In haar arrest van 24.06.2021 heeft het Hof van Cassatie namelijk beslist dat wanneer een schuld van de gefailleerde (lopende het faillissement) voldaan wordt door de borg, deze borg geen verhaal of regres meer kan uitoefenen na de sluiting van het faillissement, wanneer de gefailleerde reeds de kwijtschelding heeft bekomen (Cass. 24 juni 2021, AR C.20.0073.F, T.B.H. 2021, afl. 7, 963).
Het Hof maakt met deze beslissing een einde aan de discussie die daarover jarenlang geheerst heeft binnen rechtspraak en rechtsleer en kiest voor de strekking die stelt dat het verhaals- of regresrecht van de borg samen met de borgstellingsverbintenis ontstaat, ook al wordt het pas later opeisbaar.
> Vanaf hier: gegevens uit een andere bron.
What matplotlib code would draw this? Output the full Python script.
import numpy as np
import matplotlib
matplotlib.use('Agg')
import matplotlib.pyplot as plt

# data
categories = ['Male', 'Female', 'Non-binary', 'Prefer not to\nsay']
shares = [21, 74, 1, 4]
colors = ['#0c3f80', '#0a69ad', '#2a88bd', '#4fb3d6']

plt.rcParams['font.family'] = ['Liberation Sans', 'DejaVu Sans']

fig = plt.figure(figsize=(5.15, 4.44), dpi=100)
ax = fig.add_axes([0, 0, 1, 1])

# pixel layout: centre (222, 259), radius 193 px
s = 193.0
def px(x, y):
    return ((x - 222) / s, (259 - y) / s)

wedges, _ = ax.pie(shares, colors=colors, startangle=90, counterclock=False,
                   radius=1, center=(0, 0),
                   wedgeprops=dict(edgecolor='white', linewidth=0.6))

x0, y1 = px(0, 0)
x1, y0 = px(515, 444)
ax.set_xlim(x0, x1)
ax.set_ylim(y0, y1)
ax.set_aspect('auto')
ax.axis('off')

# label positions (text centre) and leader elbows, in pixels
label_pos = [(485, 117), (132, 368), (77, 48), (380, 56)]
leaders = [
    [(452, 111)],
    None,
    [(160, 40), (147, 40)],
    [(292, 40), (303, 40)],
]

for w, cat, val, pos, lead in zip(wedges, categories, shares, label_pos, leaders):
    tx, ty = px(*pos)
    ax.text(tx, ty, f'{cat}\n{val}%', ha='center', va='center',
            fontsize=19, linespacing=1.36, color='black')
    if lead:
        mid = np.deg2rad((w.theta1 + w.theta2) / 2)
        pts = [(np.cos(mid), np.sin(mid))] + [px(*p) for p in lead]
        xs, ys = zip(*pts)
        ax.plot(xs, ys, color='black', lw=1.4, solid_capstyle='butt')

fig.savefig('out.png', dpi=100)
De borg die aldus pas na het faillissement betaalt en geen aangifte van schuldvordering doet, blijkt mee de gevolgen te dragen van de kwijtschelding van de gefailleerde en kan na de sluiting van het faillissement zijn verhaal of regres niet langer succesvol uitoefenen.
De borg lijkt er dan ook goed aan te doen om, ook al is zijn verhaals- of regresvordering nog niet opeisbaar op het moment van het faillissementsvonnis, wel meteen aangifte te doen van zijn/haar schuldvordering en het bedrag van de borgstelling (al dan niet provisioneel) te begroten. Volgens artikel 2032, 2° oud BW beschikt de borg immers over een zogenaamd anticipatief verhaals- of regresrecht en kan de borg, zelfs voordat hij betaald heeft, de hoofdschuldenaar in rechte aanspreken om door hem schadeloos gesteld te worden indien de hoofdschuldenaar in staat van faillissement verklaard werd.
Een gewaarschuwd borg is er twee waard!